### Work to complete
Restate, word for word, all of the material shown below.

### Available data
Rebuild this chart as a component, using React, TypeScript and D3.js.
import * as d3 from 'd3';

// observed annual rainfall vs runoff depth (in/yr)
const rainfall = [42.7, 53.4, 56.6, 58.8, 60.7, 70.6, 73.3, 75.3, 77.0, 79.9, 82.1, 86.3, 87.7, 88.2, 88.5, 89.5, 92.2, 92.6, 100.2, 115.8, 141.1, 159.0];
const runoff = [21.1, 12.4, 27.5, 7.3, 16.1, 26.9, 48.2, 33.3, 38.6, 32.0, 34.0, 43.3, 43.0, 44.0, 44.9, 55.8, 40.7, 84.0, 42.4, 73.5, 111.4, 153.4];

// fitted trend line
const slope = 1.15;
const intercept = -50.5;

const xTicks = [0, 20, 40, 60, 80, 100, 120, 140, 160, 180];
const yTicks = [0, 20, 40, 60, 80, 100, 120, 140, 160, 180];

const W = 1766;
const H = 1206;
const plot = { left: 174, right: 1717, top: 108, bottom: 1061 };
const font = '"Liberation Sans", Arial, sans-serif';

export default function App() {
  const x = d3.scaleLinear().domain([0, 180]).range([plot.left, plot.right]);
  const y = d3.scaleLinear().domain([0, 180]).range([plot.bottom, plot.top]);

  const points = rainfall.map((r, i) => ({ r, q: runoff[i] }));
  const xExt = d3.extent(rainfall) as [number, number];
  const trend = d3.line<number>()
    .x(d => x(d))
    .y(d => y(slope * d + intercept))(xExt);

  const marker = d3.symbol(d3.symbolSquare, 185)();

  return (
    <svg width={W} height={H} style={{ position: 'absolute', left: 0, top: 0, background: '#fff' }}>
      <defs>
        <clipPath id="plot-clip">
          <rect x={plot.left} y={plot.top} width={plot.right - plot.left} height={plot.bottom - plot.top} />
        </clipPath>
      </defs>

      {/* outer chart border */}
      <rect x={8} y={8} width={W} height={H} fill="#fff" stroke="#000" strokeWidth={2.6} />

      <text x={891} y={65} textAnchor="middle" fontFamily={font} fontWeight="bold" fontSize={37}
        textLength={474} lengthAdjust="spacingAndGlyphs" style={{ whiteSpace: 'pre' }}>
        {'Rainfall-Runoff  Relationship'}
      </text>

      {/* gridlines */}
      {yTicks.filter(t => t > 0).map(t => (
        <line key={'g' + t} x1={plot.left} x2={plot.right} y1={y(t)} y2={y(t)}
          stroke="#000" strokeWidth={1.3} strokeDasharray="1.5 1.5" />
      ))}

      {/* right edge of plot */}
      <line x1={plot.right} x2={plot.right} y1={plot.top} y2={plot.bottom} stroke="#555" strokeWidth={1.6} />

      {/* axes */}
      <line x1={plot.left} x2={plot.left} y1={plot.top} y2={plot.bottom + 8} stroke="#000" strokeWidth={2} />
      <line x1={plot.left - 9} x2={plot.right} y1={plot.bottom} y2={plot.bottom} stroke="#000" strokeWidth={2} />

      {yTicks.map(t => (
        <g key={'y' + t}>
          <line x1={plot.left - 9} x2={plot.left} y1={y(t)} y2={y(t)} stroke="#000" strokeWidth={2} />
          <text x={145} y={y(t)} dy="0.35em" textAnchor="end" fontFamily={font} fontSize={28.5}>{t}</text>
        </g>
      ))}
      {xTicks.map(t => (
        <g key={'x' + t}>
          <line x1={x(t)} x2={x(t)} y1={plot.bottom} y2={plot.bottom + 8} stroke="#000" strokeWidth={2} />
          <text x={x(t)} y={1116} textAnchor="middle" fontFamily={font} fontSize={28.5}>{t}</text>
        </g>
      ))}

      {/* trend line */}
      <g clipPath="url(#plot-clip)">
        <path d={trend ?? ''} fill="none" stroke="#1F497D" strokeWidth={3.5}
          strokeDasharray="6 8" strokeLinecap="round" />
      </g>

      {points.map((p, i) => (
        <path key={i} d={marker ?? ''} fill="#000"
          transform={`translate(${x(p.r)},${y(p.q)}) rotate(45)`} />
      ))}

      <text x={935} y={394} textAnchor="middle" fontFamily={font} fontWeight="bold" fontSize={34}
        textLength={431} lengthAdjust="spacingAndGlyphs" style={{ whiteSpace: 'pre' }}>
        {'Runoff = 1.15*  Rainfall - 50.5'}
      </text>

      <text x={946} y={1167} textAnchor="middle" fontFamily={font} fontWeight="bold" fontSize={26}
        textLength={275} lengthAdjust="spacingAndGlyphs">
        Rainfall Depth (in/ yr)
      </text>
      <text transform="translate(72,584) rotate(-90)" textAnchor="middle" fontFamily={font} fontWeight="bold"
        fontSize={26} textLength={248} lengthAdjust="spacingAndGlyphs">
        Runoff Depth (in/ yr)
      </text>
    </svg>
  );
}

### Full answer
Rebuild this chart as a component, using React, TypeScript and D3.js.
import * as d3 from 'd3';

// observed annual rainfall vs runoff depth (in/yr)
const rainfall = [42.7, 53.4, 56.6, 58.8, 60.7, 70.6, 73.3, 75.3, 77.0, 79.9, 82.1, 86.3, 87.7, 88.2, 88.5, 89.5, 92.2, 92.6, 100.2, 115.8, 141.1, 159.0];
const runoff = [21.1, 12.4, 27.5, 7.3, 16.1, 26.9, 48.2, 33.3, 38.6, 32.0, 34.0, 43.3, 43.0, 44.0, 44.9, 55.8, 40.7, 84.0, 42.4, 73.5, 111.4, 153.4];

// fitted trend line
const slope = 1.15;
const intercept = -50.5;

const xTicks = [0, 20, 40, 60, 80, 100, 120, 140, 160, 180];
const yTicks = [0, 20, 40, 60, 80, 100, 120, 140, 160, 180];

const W = 1766;
const H = 1206;
const plot = { left: 174, right: 1717, top: 108, bottom: 1061 };
const font = '"Liberation Sans", Arial, sans-serif';

export default function App() {
  const x = d3.scaleLinear().domain([0, 180]).range([plot.left, plot.right]);
  const y = d3.scaleLinear().domain([0, 180]).range([plot.bottom, plot.top]);

  const points = rainfall.map((r, i) => ({ r, q: runoff[i] }));
  const xExt = d3.extent(rainfall) as [number, number];
  const trend = d3.line<number>()
    .x(d => x(d))
    .y(d => y(slope * d + intercept))(xExt);

  const marker = d3.symbol(d3.symbolSquare, 185)();

  return (
    <svg width={W} height={H} style={{ position: 'absolute', left: 0, top: 0, background: '#fff' }}>
      <defs>
        <clipPath id="plot-clip">
          <rect x={plot.left} y={plot.top} width={plot.right - plot.left} height={plot.bottom - plot.top} />
        </clipPath>
      </defs>

      {/* outer chart border */}
      <rect x={8} y={8} width={W} height={H} fill="#fff" stroke="#000" strokeWidth={2.6} />

      <text x={891} y={65} textAnchor="middle" fontFamily={font} fontWeight="bold" fontSize={37}
        textLength={474} lengthAdjust="spacingAndGlyphs" style={{ whiteSpace: 'pre' }}>
        {'Rainfall-Runoff  Relationship'}
      </text>

      {/* gridlines */}
      {yTicks.filter(t => t > 0).map(t => (
        <line key={'g' + t} x1={plot.left} x2={plot.right} y1={y(t)} y2={y(t)}
          stroke="#000" strokeWidth={1.3} strokeDasharray="1.5 1.5" />
      ))}

      {/* right edge of plot */}
      <line x1={plot.right} x2={plot.right} y1={plot.top} y2={plot.bottom} stroke="#555" strokeWidth={1.6} />

      {/* axes */}
      <line x1={plot.left} x2={plot.left} y1={plot.top} y2={plot.bottom + 8} stroke="#000" strokeWidth={2} />
      <line x1={plot.left - 9} x2={plot.right} y1={plot.bottom} y2={plot.bottom} stroke="#000" strokeWidth={2} />

      {yTicks.map(t => (
        <g key={'y' + t}>
          <line x1={plot.left - 9} x2={plot.left} y1={y(t)} y2={y(t)} stroke="#000" strokeWidth={2} />
          <text x={145} y={y(t)} dy="0.35em" textAnchor="end" fontFamily={font} fontSize={28.5}>{t}</text>
        </g>
      ))}
      {xTicks.map(t => (
        <g key={'x' + t}>
          <line x1={x(t)} x2={x(t)} y1={plot.bottom} y2={plot.bottom + 8} stroke="#000" strokeWidth={2} />
          <text x={x(t)} y={1116} textAnchor="middle" fontFamily={font} fontSize={28.5}>{t}</text>
        </g>
      ))}

      {/* trend line */}
      <g clipPath="url(#plot-clip)">
        <path d={trend ?? ''} fill="none" stroke="#1F497D" strokeWidth={3.5}
          strokeDasharray="6 8" strokeLinecap="round" />
      </g>

      {points.map((p, i) => (
        <path key={i} d={marker ?? ''} fill="#000"
          transform={`translate(${x(p.r)},${y(p.q)}) rotate(45)`} />
      ))}

      <text x={935} y={394} textAnchor="middle" fontFamily={font} fontWeight="bold" fontSize={34}
        textLength={431} lengthAdjust="spacingAndGlyphs" style={{ whiteSpace: 'pre' }}>
        {'Runoff = 1.15*  Rainfall - 50.5'}
      </text>

      <text x={946} y={1167} textAnchor="middle" fontFamily={font} fontWeight="bold" fontSize={26}
        textLength={275} lengthAdjust="spacingAndGlyphs">
        Rainfall Depth (in/ yr)
      </text>
      <text transform="translate(72,584) rotate(-90)" textAnchor="middle" fontFamily={font} fontWeight="bold"
        fontSize={26} textLength={248} lengthAdjust="spacingAndGlyphs">
        Runoff Depth (in/ yr)
      </text>
    </svg>
  );
}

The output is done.